You love the colour in the tin, but what will it look like on the wall?
It's all down to the light, both natural and artificial, which alters colour radically.
To prevent disappointment, Keep in mind these guidelines...
- The most important thing is to look at your chosen paint at all times of day. Pin up a sample and keep looking at it day and night and under electric light. Fluorescent strip lighting, in particular, will change its appearance.
- The light in the west is cold and northern, which makes colours look dull.
- Keep in mind your room otientation. If it's north-facing then it's likely not to get much sun and it will probably feel cold. Shades from the cool side of the colour wheel will make it look even colder, so warm it up with cosy tones.
- A south-facing room will get lots of light. If you want it to look sunny choose warm shades, although these might be overpowering in the full glare of the sun. To keep the room light and airy, choose cool shades.
- If your room is dark and dingy, painting it brilliant white won't help.
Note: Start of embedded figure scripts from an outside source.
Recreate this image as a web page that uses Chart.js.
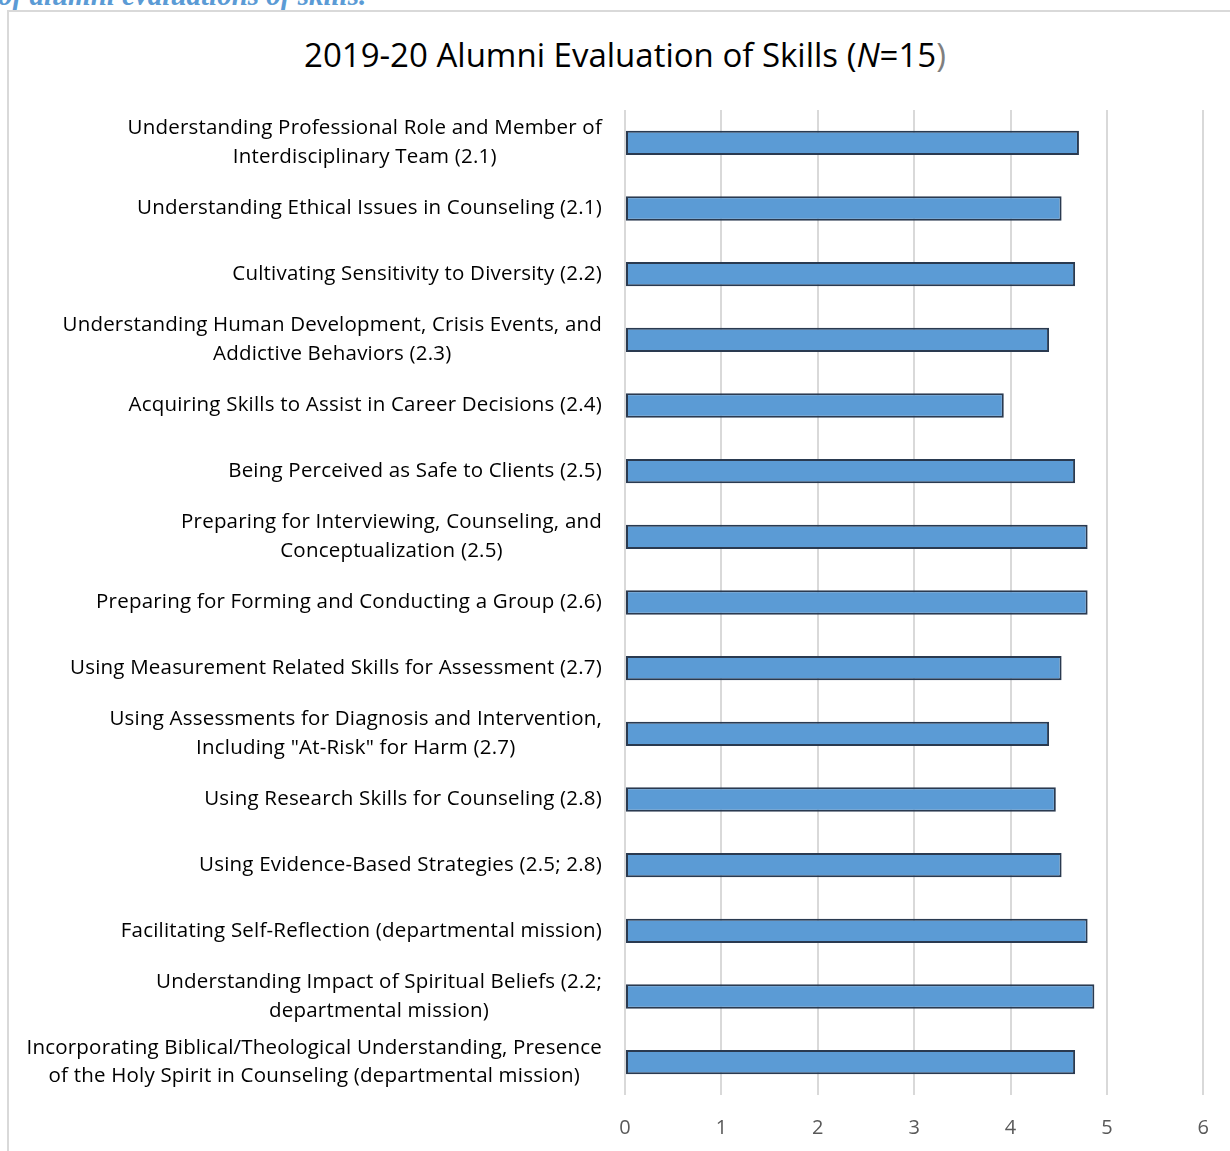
<!DOCTYPE html>
<html>
<head>
<meta charset="utf-8">
<script src="https://cdn.jsdelivr.net/npm/chart.js@4"></script>
<style>
  html, body { margin: 0; padding: 0; background: #fff; overflow: hidden; }
  body { width: 1230px; height: 1151px; position: relative; font-family: "Open Sans", sans-serif; }
  #caption {
    position: absolute; left: -2px; top: -21px;
    font-family: "Liberation Serif", serif; font-style: italic; font-weight: bold;
    font-size: 29px; color: #5b9bd5; white-space: nowrap;
  }
  #frame {
    position: absolute; left: 7px; top: 10px; width: 1300px; height: 1200px;
    border: 2px solid #d9d9d9; box-sizing: border-box;
  }
  #title {
    position: absolute; left: 0; width: 1250px; top: 33px; line-height: 44px;
    text-align: center; font-size: 33px; color: #000;
  }
  #chartWrap { position: absolute; left: 0; top: 0; width: 1230px; height: 1151px; }
</style>
</head>
<body>
<div id="caption">of alumni evaluations of skills.</div>
<div id="frame"></div>
<div id="title">2019-20 Alumni Evaluation of Skills (<i>N</i>=15<span style="color:#7f7f7f">)</span></div>
<div id="chartWrap"><canvas id="skillsChart" width="1230" height="1151"></canvas></div>
<script>
// label lines per skill, top to bottom
const skillLabels = [
  ["Understanding Professional Role and Member of", "Interdisciplinary Team (2.1)"],
  ["Understanding Ethical Issues in Counseling (2.1)"],
  ["Cultivating Sensitivity to Diversity (2.2)"],
  ["Understanding Human Development, Crisis Events, and", "Addictive Behaviors (2.3)"],
  ["Acquiring Skills to Assist in Career Decisions (2.4)"],
  ["Being Perceived as Safe to Clients (2.5)"],
  ["Preparing for Interviewing, Counseling, and", "Conceptualization (2.5)"],
  ["Preparing for Forming and Conducting a Group (2.6)"],
  ["Using Measurement Related Skills for Assessment (2.7)"],
  ["Using Assessments for Diagnosis and Intervention,", "Including \"At-Risk\" for Harm (2.7)"],
  ["Using Research Skills for Counseling (2.8)"],
  ["Using Evidence-Based Strategies (2.5; 2.8)"],
  ["Facilitating Self-Reflection (departmental mission)"],
  ["Understanding Impact of Spiritual Beliefs (2.2;", "departmental mission)"],
  ["Incorporating Biblical/Theological Understanding, Presence", "of the Holy Spirit in Counseling (departmental mission)"]
];

const meanScores = [4.71, 4.53, 4.67, 4.40, 3.93, 4.67, 4.80, 4.80, 4.53, 4.40, 4.47, 4.53, 4.80, 4.87, 4.67];

const xMin = 0;
const xMax = 6;
const xStep = 1;

const LABEL_FONT = "20.5px 'Open Sans'";
const LABEL_GAP = 23;
const LINE_H = 28.5;

// excel style category labels: block right aligned, lines centered within the block
const blockLabels = {
  id: "blockLabels",
  afterDraw(chart) {
    const ctx = chart.ctx;
    const yScale = chart.scales.y;
    const right = chart.chartArea.left - LABEL_GAP;
    ctx.save();
    ctx.font = LABEL_FONT;
    ctx.letterSpacing = "0.2px";
    ctx.fillStyle = "#000";
    ctx.textAlign = "center";
    ctx.textBaseline = "middle";
    skillLabels.forEach((lines, i) => {
      const y = yScale.getPixelForTick(i);
      const w = Math.max(...lines.map(l => ctx.measureText(l).width));
      const cx = right - w / 2;
      lines.forEach((l, j) => {
        ctx.fillText(l, cx, y + (j - (lines.length - 1) / 2) * LINE_H);
      });
    });
    ctx.restore();
  }
};

const ctx = document.getElementById("skillsChart").getContext("2d");
const chart = new Chart(ctx, {
  type: "bar",
  data: {
    labels: skillLabels,
    datasets: [{
      data: meanScores,
      backgroundColor: "#5b9bd5",
      borderColor: "#2a3a50",
      borderWidth: 2,
      borderSkipped: false,
      barPercentage: 0.37,
      categoryPercentage: 1
    }]
  },
  options: {
    indexAxis: "y",
    responsive: false,
    animation: false,
    layout: { padding: { top: 110, right: 23, left: 0, bottom: 0 } },
    plugins: { legend: { display: false }, tooltip: { enabled: false }, title: { display: false } },
    scales: {
      x: {
        min: xMin,
        max: xMax,
        border: { display: false },
        grid: { color: "#d9d9d9", lineWidth: 2, drawTicks: false },
        ticks: {
          stepSize: xStep,
          padding: 21,
          color: "#595959",
          font: { family: "Open Sans", size: 20 }
        },
        afterFit(scale) { scale.height = 56; }
      },
      y: {
        border: { display: false },
        grid: { display: false },
        ticks: { display: false },
        afterFit(scale) { scale.width = 625; }
      }
    }
  },
  plugins: [blockLabels]
});
</script>
</body>
</html>
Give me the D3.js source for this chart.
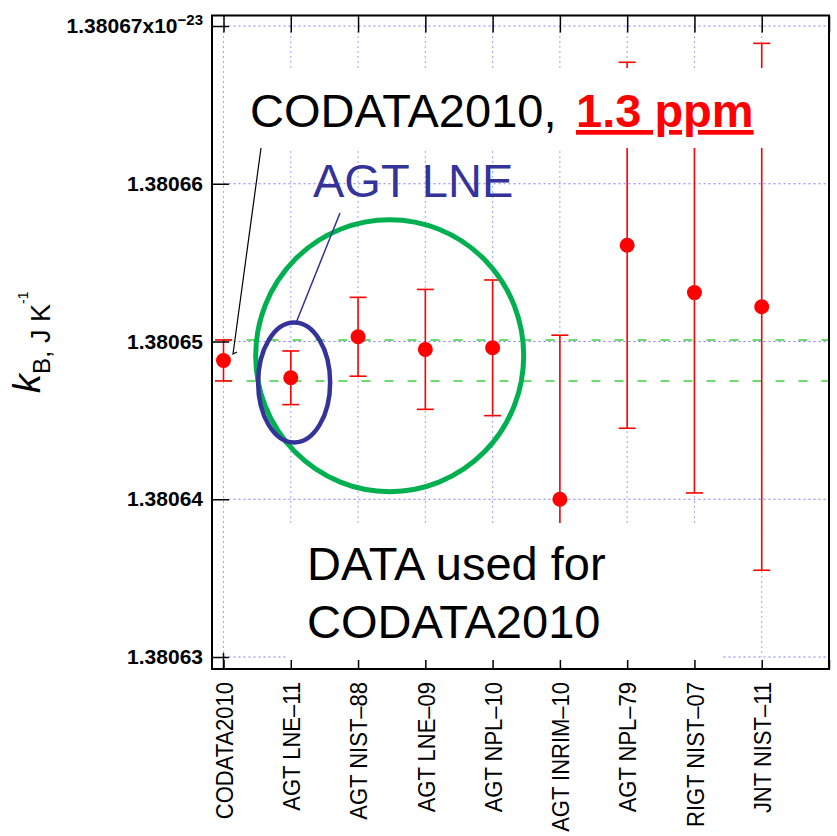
<!DOCTYPE html>
<html>
<head>
<meta charset="utf-8">
<script src="https://cdn.jsdelivr.net/npm/d3@7"></script>
<style>
  body { margin: 0; background: #fff; }
  svg { display: block; font-family: "Liberation Sans", Arial, sans-serif; }
</style>
</head>
<body>
<svg id="chart" width="837" height="836"></svg>
<script>
const categories = ["CODATA2010", "AGT LNE\u201311", "AGT NIST\u201388", "AGT LNE\u201309", "AGT NPL\u201310",
                    "AGT INRIM\u201310", "AGT NPL\u201379", "RIGT NIST\u201307", "JNT NIST\u201311"]
const kValues = [1.3806488, 1.3806477, 1.3806503, 1.3806495, 1.3806496, 1.3806400, 1.3806561, 1.3806531, 1.3806522]
const kUncert = [0.0000013, 0.0000017, 0.0000025, 0.0000038, 0.0000043, 0.0000104, 0.0000116, 0.0000127, 0.0000167]
const yTicks = [1.38063, 1.38064, 1.38065, 1.38066, 1.38067]
const yTickLabels = ["1.38063", "1.38064", "1.38065", "1.38066", "1.38067x10"]

const svg = d3.select("#chart")

// plot frame
const frameL = 212, frameR = 829, frameT = 15.5, frameB = 669

const x = d3.scaleLinear().domain([0, 9]).range([223.5, 829])
const y = d3.scaleLinear().domain([1.38063, 1.38067]).range([657, 26])

const grid_color = "#7a7aff"

// grid
const grid = svg.append("g")
grid.selectAll(".hgrid").data(yTicks).join("line")
    .attr("x1", x(0)).attr("x2", x(9))
    .attr("y1", d => y(d)).attr("y2", d => y(d))
    .attr("stroke", grid_color).attr("stroke-width", 1).attr("stroke-dasharray", "2,3")
grid.selectAll(".vgrid").data(d3.range(9)).join("line")
    .attr("x1", d => x(d)).attr("x2", d => x(d))
    .attr("y1", y(1.38067)).attr("y2", y(1.38063))
    .attr("stroke", grid_color).attr("stroke-opacity", 0.7).attr("stroke-width", 1).attr("stroke-dasharray", "2,3")

// CODATA band (value +/- u)
const band = [kValues[0] + kUncert[0], kValues[0] - kUncert[0]]
svg.append("g").selectAll("line").data(band).join("line")
    .attr("x1", x(0)).attr("x2", x(9))
    .attr("y1", d => y(d)).attr("y2", d => y(d))
    .attr("stroke", "#3fd03f").attr("stroke-width", 1.5).attr("stroke-dasharray", "9,14")

// error bars
const bars = svg.append("g").attr("stroke", "#ff0000").attr("stroke-width", 1.6)
categories.forEach((c, i) => {
    const v = kValues[i], u = kUncert[i]
    bars.append("line").attr("x1", x(i)).attr("x2", x(i)).attr("y1", y(v + u)).attr("y2", y(v - u))
    bars.append("line").attr("x1", x(i) - 8.5).attr("x2", x(i) + 8.5).attr("y1", y(v + u)).attr("y2", y(v + u))
    bars.append("line").attr("x1", x(i) - 8.5).attr("x2", x(i) + 8.5).attr("y1", y(v - u)).attr("y2", y(v - u))
})
svg.append("g").selectAll("circle").data(kValues).join("circle")
    .attr("cx", (d, i) => x(i)).attr("cy", d => y(d)).attr("r", 7.5)
    .attr("fill", "#ff0000")

// annotation boxes (white background)
svg.append("rect").attr("x", 240).attr("y", 68).attr("width", 545).attr("height", 80).attr("fill", "#fff")
svg.append("rect").attr("x", 287).attr("y", 523).attr("width", 435).attr("height", 142).attr("fill", "#fff")

svg.append("text").attr("x", 250).attr("y", 127).attr("font-size", 47).attr("fill", "#000")
    .text("CODATA2010,")
svg.append("text").attr("x", 576).attr("y", 127).attr("font-size", 47).attr("font-weight", "bold")
    .attr("fill", "#ff0000").style("text-decoration", "underline")
    .text("1.3 ppm")

const dataText = svg.append("text").attr("font-size", 47).attr("fill", "#000")
dataText.append("tspan").attr("x", 307).attr("y", 580).text("DATA used for")
dataText.append("tspan").attr("x", 307).attr("y", 638).text("CODATA2010")

svg.append("text").attr("x", 313).attr("y", 197).attr("font-size", 47).attr("fill", "#333399")
    .text("AGT LNE")

// ellipses and callouts
svg.append("ellipse").attr("cx", x(2.47)).attr("cy", y(1.3806491)).attr("rx", 134).attr("ry", 136)
    .attr("fill", "none").attr("stroke", "#00b050").attr("stroke-width", 5)
svg.append("ellipse").attr("cx", x(1.05)).attr("cy", y(1.3806474)).attr("rx", 36).attr("ry", 60)
    .attr("fill", "none").attr("stroke", "#333399").attr("stroke-width", 4.5)
svg.append("line").attr("x1", 340).attr("y1", 213).attr("x2", 296).attr("y2", 323)
    .attr("stroke", "#333399").attr("stroke-width", 1.5)
svg.append("polyline").attr("points", "261,148 233,354 237,352")
    .attr("fill", "none").attr("stroke", "#000").attr("stroke-width", 1.2)

// axes
const yAxis = svg.append("g").attr("transform", `translate(${frameL},0)`)
    .call(d3.axisLeft(y).tickValues(yTicks).tickSizeInner(-17).tickSizeOuter(0).tickPadding(9)
        .tickFormat((d, i) => yTickLabels[i]))
yAxis.select(".domain").remove()
yAxis.selectAll(".tick line").attr("stroke", "#000").attr("stroke-width", 1.5)
yAxis.selectAll(".tick text")
    .attr("font-family", "'Liberation Sans', Arial, sans-serif")
    .attr("font-size", 21).attr("font-weight", "bold").attr("fill", "#000")
yAxis.selectAll(".tick text").filter(d => d === 1.38067)
    .append("tspan").attr("font-size", 15).attr("dy", "-0.55em").text("\u221223")

const xAxisB = svg.append("g").attr("transform", `translate(0,${frameB})`)
    .call(d3.axisBottom(x).tickValues(d3.range(10)).tickSizeInner(-9).tickSizeOuter(0)
        .tickFormat(i => categories[i] || ""))
xAxisB.select(".domain").remove()
xAxisB.selectAll(".tick line").attr("stroke", "#000").attr("stroke-width", 1.5)
xAxisB.selectAll(".tick text")
    .attr("font-family", "'Liberation Sans', Arial, sans-serif")
    .attr("font-size", 22).attr("fill", "#000")
    .attr("transform", "rotate(-90) scale(1,1.1)")
    .attr("x", -13).attr("y", 0).attr("dy", "0.36em")
    .style("text-anchor", "end")

const xAxisT = svg.append("g").attr("transform", `translate(0,${frameT})`)
    .call(d3.axisTop(x).tickValues(d3.range(10)).tickSizeInner(-17).tickSizeOuter(0).tickFormat(""))
xAxisT.select(".domain").remove()
xAxisT.selectAll(".tick line").attr("stroke", "#000").attr("stroke-width", 1.5)

// bottom-left corner cross
svg.append("line").attr("x1", x(0)).attr("x2", x(0)).attr("y1", y(1.38063) - 4).attr("y2", frameB)
    .attr("stroke", "#000").attr("stroke-width", 1.5)

// frame
svg.append("path")
    .attr("d", `M${frameL},${frameT}H${frameR}V${frameB}H${frameL}Z`)
    .attr("fill", "none").attr("stroke", "#000").attr("stroke-width", 2)

// y label
const ylab = svg.append("text").attr("transform", "translate(40,393) rotate(-90)")
    .attr("fill", "#000")
ylab.append("tspan").attr("font-size", 38).attr("font-style", "italic").text("k")
ylab.append("tspan").attr("font-size", 24).attr("dy", 10).text("B")
ylab.append("tspan").attr("font-size", 27).text(", J K")
ylab.append("tspan").attr("font-size", 14).attr("dy", -22).text("-1")
</script>
</body>
</html>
White without light looks grey.
- Overhead lighting makes colour look flat. Try using a dimmer and lots of ambient lighting.
- Paint turns darker when it dries. To check what you'll end up with before you put your paint on the walls, test it on non-absorbent white paper first, allowing it to dry thoroughly.
- The finish of the paint makes a difference to the result. Gloss will look much lighter than matt eggshell. You'll also get a much lighter look if you're painting a smooth wall than if you're painting over textured wallpaper or using textured paint.
- Halogen bulbs give a truer representation of colour than ordinary tungsten ones.